- **WRITTEN INSTRUCTION**
Transcribe the material in full. Nothing should differ except that the pictures are left out.

=-=-=

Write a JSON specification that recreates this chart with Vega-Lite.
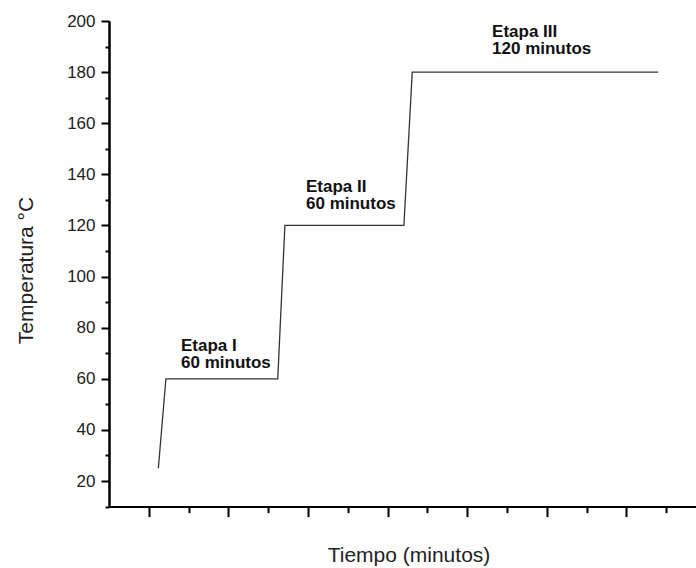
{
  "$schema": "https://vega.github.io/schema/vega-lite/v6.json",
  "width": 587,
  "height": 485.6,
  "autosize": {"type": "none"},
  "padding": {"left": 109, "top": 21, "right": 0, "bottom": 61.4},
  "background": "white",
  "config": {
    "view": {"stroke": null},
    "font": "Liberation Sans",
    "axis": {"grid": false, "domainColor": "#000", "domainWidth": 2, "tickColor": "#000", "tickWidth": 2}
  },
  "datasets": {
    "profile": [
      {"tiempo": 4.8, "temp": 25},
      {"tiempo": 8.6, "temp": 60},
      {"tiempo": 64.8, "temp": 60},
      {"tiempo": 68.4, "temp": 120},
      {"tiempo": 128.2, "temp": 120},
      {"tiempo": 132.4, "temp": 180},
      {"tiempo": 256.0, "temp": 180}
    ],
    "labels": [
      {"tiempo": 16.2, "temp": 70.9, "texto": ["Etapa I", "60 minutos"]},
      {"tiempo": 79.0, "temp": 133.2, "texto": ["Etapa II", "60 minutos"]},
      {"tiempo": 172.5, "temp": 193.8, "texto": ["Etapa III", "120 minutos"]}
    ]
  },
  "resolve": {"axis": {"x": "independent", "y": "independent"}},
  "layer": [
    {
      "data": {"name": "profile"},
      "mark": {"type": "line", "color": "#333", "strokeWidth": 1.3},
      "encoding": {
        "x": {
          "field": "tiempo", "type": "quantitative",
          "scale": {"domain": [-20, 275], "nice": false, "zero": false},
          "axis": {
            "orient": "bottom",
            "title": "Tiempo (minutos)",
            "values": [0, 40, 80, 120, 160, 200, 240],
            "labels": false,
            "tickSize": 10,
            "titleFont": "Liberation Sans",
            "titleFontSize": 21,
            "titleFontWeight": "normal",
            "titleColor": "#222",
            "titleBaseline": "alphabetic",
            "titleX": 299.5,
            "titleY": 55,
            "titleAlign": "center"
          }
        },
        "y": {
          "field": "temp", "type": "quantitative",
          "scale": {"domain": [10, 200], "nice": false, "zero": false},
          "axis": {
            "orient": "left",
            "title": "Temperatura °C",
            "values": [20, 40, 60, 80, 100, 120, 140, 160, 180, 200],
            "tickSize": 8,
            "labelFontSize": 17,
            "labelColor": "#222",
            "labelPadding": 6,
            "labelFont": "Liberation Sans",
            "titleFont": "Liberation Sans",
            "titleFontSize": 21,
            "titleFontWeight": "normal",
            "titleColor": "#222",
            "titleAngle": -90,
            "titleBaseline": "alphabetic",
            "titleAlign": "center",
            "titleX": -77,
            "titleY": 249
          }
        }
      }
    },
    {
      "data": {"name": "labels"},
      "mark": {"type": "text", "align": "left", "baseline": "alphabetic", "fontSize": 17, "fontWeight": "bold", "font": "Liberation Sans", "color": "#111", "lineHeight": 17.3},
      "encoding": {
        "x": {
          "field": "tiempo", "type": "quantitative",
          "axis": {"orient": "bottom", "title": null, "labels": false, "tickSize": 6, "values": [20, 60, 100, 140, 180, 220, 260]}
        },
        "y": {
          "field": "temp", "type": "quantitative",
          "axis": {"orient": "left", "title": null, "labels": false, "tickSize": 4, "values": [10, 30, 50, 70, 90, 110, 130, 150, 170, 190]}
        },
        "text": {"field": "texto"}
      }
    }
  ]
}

=-=-=

- **RESPONSE TO THE EXERCISE**
Write a JSON specification that recreates this chart with Vega-Lite.
{
  "$schema": "https://vega.github.io/schema/vega-lite/v6.json",
  "width": 587,
  "height": 485.6,
  "autosize": {"type": "none"},
  "padding": {"left": 109, "top": 21, "right": 0, "bottom": 61.4},
  "background": "white",
  "config": {
    "view": {"stroke": null},
    "font": "Liberation Sans",
    "axis": {"grid": false, "domainColor": "#000", "domainWidth": 2, "tickColor": "#000", "tickWidth": 2}
  },
  "datasets": {
    "profile": [
      {"tiempo": 4.8, "temp": 25},
      {"tiempo": 8.6, "temp": 60},
      {"tiempo": 64.8, "temp": 60},
      {"tiempo": 68.4, "temp": 120},
      {"tiempo": 128.2, "temp": 120},
      {"tiempo": 132.4, "temp": 180},
      {"tiempo": 256.0, "temp": 180}
    ],
    "labels": [
      {"tiempo": 16.2, "temp": 70.9, "texto": ["Etapa I", "60 minutos"]},
      {"tiempo": 79.0, "temp": 133.2, "texto": ["Etapa II", "60 minutos"]},
      {"tiempo": 172.5, "temp": 193.8, "texto": ["Etapa III", "120 minutos"]}
    ]
  },
  "resolve": {"axis": {"x": "independent", "y": "independent"}},
  "layer": [
    {
      "data": {"name": "profile"},
      "mark": {"type": "line", "color": "#333", "strokeWidth": 1.3},
      "encoding": {
        "x": {
          "field": "tiempo", "type": "quantitative",
          "scale": {"domain": [-20, 275], "nice": false, "zero": false},
          "axis": {
            "orient": "bottom",
            "title": "Tiempo (minutos)",
            "values": [0, 40, 80, 120, 160, 200, 240],
            "labels": false,
            "tickSize": 10,
            "titleFont": "Liberation Sans",
            "titleFontSize": 21,
            "titleFontWeight": "normal",
            "titleColor": "#222",
            "titleBaseline": "alphabetic",
            "titleX": 299.5,
            "titleY": 55,
            "titleAlign": "center"
          }
        },
        "y": {
          "field": "temp", "type": "quantitative",
          "scale": {"domain": [10, 200], "nice": false, "zero": false},
          "axis": {
            "orient": "left",
            "title": "Temperatura °C",
            "values": [20, 40, 60, 80, 100, 120, 140, 160, 180, 200],
            "tickSize": 8,
            "labelFontSize": 17,
            "labelColor": "#222",
            "labelPadding": 6,
            "labelFont": "Liberation Sans",
            "titleFont": "Liberation Sans",
            "titleFontSize": 21,
            "titleFontWeight": "normal",
            "titleColor": "#222",
            "titleAngle": -90,
            "titleBaseline": "alphabetic",
            "titleAlign": "center",
            "titleX": -77,
            "titleY": 249
          }
        }
      }
    },
    {
      "data": {"name": "labels"},
      "mark": {"type": "text", "align": "left", "baseline": "alphabetic", "fontSize": 17, "fontWeight": "bold", "font": "Liberation Sans", "color": "#111", "lineHeight": 17.3},
      "encoding": {
        "x": {
          "field": "tiempo", "type": "quantitative",
          "axis": {"orient": "bottom", "title": null, "labels": false, "tickSize": 6, "values": [20, 60, 100, 140, 180, 220, 260]}
        },
        "y": {
          "field": "temp", "type": "quantitative",
          "axis": {"orient": "left", "title": null, "labels": false, "tickSize": 4, "values": [10, 30, 50, 70, 90, 110, 130, 150, 170, 190]}
        },
        "text": {"field": "texto"}
      }
    }
  ]
}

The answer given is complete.